The downside of Cyclone's language design is that the essential commonalities and differences of these language features weren't factored out. This is a good thing for programmers: they get to work at a higher level of abstraction. But, it is a bad (or, at least awkward) thing for proving type soundness. rgnURAL was an attempt to boil everything down to essentials (where type soundness was easier to show) and demonstrate how to build back up to Cyclone's features (Chapter 5.5 of my thesis). One can model Cyclone's global (garbage collected) heap as U qualified region (capability) that is created at the beginning of the program and in scope for the whole program. This just corresponds to an idiomatic use of the rgnURAL constructs, rather than the (singular) language feature of a global heap in Cyclone.

Back to your question: what types of programs would not be suitable for A/L qualified regions? Well, any Cyclone program that wants to make use of the global (garbage collected) heap. Suitability doesn't mean that you can't express the program using A/L qualified regions, but simply that it may not be the most natural. Similarly, sometimes lexically scoped regions are good enough, but sometimes you want dynamic regions.

Suitability doesn't mean

Suitability doesn't mean that you can't express the program using A/L qualified regions, but simply that it may not be the most natural.

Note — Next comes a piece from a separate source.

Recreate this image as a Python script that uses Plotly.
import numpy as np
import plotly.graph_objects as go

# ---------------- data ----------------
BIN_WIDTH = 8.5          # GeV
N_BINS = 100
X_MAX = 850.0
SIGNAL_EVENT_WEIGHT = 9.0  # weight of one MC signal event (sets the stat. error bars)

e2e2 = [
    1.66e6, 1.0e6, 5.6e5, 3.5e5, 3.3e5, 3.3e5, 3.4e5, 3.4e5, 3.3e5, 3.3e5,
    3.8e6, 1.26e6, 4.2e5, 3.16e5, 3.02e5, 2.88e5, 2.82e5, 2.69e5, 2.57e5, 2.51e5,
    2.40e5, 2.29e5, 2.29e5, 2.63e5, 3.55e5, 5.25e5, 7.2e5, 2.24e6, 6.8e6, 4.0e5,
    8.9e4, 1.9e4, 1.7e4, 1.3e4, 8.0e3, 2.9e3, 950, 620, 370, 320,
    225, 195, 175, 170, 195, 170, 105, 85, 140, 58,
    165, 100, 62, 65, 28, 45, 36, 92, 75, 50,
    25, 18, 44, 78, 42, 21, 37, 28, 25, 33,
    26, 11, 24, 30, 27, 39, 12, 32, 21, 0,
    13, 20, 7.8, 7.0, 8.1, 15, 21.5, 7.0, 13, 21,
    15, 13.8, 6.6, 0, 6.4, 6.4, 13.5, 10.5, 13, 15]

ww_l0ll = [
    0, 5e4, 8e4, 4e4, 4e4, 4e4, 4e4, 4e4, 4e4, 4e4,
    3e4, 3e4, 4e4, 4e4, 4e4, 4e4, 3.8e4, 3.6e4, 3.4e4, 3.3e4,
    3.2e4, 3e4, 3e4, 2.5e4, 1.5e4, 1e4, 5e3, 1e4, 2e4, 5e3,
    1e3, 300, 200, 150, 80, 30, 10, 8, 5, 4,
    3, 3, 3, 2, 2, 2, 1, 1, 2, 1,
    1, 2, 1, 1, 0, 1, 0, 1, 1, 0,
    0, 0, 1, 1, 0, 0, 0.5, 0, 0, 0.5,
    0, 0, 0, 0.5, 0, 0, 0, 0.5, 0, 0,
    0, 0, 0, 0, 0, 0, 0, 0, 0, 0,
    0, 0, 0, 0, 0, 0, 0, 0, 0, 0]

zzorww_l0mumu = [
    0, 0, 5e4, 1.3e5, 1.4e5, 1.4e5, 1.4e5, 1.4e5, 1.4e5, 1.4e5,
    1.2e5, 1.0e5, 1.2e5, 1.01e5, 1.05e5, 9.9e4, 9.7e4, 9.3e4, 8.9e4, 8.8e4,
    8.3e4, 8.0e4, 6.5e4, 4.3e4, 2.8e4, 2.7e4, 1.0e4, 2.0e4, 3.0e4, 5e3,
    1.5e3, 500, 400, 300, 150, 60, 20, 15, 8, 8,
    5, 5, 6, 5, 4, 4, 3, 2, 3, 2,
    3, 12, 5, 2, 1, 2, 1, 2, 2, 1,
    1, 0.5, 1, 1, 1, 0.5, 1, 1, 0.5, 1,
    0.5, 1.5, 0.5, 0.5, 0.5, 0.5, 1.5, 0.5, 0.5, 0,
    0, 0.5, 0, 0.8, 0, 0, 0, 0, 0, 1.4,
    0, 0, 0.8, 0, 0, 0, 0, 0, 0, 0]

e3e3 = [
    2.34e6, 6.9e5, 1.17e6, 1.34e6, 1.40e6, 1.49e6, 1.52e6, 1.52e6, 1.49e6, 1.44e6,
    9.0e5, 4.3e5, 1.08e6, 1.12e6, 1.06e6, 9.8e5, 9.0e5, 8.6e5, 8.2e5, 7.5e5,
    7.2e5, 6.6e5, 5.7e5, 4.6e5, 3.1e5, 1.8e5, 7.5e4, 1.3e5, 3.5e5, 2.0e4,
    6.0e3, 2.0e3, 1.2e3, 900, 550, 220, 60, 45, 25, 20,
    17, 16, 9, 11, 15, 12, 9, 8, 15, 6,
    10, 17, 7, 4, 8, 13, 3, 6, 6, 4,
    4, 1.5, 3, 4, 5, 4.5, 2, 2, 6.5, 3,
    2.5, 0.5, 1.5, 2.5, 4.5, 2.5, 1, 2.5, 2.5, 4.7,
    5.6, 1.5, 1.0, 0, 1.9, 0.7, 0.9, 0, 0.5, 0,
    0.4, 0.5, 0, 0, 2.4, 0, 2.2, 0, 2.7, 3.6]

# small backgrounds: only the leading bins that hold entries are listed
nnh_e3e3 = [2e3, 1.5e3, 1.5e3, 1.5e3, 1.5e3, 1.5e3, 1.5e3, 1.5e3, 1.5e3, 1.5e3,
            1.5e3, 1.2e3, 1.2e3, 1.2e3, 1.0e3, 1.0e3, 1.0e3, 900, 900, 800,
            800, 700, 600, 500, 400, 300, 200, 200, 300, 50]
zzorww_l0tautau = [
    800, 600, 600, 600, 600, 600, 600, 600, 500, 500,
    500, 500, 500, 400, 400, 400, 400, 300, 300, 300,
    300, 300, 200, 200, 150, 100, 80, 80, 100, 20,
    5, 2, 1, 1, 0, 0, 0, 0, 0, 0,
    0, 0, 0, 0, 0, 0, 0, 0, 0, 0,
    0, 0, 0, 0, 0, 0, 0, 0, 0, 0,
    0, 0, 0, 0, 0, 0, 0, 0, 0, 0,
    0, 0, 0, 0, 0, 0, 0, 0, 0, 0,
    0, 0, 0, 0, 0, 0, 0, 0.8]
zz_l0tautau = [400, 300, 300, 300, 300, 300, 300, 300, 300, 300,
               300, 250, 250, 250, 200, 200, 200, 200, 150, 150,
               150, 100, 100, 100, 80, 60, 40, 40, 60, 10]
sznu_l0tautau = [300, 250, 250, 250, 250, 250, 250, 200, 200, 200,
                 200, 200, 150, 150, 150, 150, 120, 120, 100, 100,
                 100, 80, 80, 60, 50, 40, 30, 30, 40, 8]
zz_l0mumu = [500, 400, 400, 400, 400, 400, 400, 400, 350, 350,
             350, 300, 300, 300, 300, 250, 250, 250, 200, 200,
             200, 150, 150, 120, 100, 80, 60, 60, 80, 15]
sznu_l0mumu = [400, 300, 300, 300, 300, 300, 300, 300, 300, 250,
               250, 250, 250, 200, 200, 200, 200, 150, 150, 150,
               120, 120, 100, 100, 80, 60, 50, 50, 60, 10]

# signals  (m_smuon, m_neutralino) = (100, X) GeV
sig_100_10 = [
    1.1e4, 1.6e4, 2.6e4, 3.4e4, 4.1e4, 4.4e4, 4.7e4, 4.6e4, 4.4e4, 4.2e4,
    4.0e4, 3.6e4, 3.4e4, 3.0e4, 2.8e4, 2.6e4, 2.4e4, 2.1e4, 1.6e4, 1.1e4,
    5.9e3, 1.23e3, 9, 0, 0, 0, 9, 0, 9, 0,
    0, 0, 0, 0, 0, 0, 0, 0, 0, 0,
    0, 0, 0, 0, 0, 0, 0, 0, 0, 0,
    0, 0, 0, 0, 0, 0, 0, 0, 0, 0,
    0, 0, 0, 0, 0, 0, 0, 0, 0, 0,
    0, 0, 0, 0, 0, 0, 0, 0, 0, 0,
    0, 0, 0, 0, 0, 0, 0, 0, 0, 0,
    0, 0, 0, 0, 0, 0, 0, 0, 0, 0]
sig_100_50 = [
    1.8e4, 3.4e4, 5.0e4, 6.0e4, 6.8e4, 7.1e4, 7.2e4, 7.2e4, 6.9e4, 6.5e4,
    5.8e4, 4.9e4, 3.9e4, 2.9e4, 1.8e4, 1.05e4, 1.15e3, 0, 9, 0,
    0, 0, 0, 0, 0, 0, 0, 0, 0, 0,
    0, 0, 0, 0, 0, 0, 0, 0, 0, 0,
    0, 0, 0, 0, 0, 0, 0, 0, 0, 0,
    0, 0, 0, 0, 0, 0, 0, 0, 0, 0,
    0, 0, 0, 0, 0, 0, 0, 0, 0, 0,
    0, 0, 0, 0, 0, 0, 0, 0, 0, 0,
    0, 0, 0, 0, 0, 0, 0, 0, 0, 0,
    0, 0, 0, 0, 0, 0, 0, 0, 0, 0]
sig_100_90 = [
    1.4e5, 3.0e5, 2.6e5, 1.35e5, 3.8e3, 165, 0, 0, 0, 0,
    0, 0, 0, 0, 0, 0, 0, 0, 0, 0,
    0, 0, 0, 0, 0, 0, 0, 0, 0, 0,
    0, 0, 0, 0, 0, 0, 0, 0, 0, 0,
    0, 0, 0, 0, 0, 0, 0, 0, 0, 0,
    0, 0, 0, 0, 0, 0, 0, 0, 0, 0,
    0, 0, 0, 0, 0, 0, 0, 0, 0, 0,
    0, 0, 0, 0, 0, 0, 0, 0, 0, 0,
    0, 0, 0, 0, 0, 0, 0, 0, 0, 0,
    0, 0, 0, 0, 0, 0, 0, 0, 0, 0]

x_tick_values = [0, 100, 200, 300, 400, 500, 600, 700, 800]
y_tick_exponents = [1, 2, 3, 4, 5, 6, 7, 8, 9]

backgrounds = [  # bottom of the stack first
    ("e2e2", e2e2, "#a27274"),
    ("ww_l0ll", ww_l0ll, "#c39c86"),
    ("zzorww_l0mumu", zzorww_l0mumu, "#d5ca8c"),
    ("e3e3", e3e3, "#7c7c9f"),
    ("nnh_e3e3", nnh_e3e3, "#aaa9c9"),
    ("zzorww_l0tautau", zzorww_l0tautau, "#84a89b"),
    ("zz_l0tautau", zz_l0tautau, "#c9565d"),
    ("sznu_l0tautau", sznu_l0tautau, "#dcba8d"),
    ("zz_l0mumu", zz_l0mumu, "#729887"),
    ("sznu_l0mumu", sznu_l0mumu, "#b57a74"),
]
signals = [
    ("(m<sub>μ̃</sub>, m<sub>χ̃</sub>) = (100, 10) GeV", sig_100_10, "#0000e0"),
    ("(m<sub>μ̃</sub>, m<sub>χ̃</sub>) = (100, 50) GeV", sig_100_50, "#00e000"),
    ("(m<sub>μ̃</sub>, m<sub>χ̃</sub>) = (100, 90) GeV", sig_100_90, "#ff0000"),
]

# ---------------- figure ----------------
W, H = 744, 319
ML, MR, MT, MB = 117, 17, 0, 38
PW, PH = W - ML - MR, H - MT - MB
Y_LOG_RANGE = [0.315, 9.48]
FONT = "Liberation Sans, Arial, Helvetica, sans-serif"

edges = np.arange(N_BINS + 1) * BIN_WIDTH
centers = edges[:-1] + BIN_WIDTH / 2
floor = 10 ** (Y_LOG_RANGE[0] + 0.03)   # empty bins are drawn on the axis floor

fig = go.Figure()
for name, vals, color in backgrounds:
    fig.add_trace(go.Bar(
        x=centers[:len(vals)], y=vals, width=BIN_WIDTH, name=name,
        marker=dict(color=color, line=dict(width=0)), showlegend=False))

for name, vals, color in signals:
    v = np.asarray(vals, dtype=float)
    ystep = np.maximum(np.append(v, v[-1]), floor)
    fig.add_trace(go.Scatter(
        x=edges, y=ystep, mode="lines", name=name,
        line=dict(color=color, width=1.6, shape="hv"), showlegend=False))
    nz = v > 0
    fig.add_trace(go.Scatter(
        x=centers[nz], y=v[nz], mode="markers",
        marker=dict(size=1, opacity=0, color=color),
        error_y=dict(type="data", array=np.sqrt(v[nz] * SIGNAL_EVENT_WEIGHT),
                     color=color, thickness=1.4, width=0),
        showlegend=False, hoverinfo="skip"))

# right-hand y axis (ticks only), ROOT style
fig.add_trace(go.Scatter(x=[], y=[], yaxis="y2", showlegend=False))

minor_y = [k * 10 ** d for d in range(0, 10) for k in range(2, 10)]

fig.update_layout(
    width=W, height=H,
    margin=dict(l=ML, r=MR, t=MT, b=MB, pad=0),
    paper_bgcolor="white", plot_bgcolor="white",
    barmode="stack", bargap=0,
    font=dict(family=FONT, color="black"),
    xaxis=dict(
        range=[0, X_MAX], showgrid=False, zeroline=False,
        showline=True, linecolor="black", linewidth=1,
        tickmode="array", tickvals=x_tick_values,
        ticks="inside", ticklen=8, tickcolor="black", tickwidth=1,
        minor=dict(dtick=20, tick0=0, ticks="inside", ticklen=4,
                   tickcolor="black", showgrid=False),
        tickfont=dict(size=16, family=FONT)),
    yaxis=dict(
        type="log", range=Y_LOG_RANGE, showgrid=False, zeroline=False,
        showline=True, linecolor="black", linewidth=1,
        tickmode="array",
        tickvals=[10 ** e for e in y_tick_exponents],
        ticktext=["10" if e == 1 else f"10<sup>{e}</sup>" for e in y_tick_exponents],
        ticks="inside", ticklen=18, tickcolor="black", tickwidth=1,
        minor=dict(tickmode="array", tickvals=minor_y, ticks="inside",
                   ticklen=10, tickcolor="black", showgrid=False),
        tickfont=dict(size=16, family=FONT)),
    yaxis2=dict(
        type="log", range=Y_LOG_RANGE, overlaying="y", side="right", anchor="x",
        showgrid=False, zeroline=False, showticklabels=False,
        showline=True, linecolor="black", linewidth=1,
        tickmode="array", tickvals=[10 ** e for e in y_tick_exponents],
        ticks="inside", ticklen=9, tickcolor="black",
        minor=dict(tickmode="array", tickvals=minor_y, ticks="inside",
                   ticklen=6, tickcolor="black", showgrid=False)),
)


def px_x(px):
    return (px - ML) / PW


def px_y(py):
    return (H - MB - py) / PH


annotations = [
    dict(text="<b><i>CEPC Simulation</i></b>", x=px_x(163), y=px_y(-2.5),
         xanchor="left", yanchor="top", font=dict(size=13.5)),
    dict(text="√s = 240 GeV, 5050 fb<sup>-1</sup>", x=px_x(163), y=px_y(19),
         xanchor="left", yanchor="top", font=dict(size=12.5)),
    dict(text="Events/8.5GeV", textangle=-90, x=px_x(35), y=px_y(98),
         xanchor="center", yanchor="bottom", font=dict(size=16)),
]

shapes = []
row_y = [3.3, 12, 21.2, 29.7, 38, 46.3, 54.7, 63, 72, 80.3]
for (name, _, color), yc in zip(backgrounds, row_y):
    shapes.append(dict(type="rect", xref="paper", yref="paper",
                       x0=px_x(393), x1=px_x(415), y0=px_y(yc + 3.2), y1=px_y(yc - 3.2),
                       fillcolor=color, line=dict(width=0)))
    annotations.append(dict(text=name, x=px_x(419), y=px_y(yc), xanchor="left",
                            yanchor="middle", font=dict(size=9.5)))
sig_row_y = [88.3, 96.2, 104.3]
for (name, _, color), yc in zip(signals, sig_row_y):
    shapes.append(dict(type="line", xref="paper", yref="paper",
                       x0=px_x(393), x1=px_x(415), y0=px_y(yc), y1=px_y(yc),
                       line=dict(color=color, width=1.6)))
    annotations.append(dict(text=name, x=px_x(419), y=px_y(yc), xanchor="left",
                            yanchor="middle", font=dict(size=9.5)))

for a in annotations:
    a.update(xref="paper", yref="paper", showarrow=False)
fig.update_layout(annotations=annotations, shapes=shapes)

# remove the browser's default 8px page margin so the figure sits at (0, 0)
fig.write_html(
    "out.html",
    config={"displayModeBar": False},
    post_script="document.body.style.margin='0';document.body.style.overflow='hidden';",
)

Understood, but I'm looking at your system as a target for a higher-level language without regions, not for a human to program in, so the tolerance for complexity is subsequently higher. As long as all programs can be expressed solely with some arrangement of A/L regions with reasonable lifetimes, I can live with that. I'm hoping that even such suboptimal lifetimes would be competitive with GC. It all depends on my region inference algorithm I suppose.

Admittedly, it would be nice to add substructural typing to handle effects in the language as well, as I've been researching type and effect systems for this purpose. I'm not against GC at all, but my language will feature processes ala Erlang, and the complexity of maintaining per-process heaps and efficiently passing messages between them is growing in complexity to the point that learning all these snazzy region systems is worth it. :-)

On that note, I haven't come across any papers on the use of regions for efficient message passing, but if you know of any, I'd appreciate a link! I'm currently reading "Safe Manual Memory Management in Cyclone".

Message Passing & Memory Mgmgt.

Here's one:


Language Support for Fast and Reliable Message-based Communication in Singularity OS
, Manuel Fähndrich, et. al. in Eurosys2006, Leuven, Belgium.

Also, in the context of the Ynot project, we've developed a more general notion of type-and-effects (based on Hoare Type Theory) which you may find interesting. In essence, the type-and-effect systems is based on Coq, so literally get to track whatever you want in the types (as long as you can prove it.)

I've read the Singularity

Singularity emphasizes garbage collection not regions. Each Software Isolated Process (SIP) has its own heap, potentially with its own custom garbage collector, and shared data is held on a GC'd "exchange heap" between SIPs. This is similar to Erlang HiPe and Manticore. I was hoping to explore alternate designs with regions.

Ynot looks interesting. I look forward to reading your papers. :-)

[Edit: the singularity paper did mention Linear types for packet processing, which uses linear types to transfer buffers between agents. This is closer to what I had in mind.]

Linear Regions are all you need.

As Matthew's thesis shows, once you have linear regions (and System-F polymorphism), you can code up a garbage collector *in* the language. You can also code up TT-style regions. So what he has developed is at least as expressive (in terms of space complexity) as both, at least in a theoretical sense.

Inference for such a system is hard, because it really leverages a lot of the power of System-F (in particular, higher-rank polymorphism to encode things such as let-region.) System-F inference is generally undecidable, though as GHC has shown, you can get away with omitting a lot of information and have it recovered. I suspect that similar tricks can be done with the languages described by Matthew's thesis, but this was well outside the scope of the work.

Hmm, I wasn't asking for a

Hmm, I wasn't asking for a general type inference for lambda-URAL, I was just after region inference. Perhaps they are more intertwined than I believed. I will give it some more thought.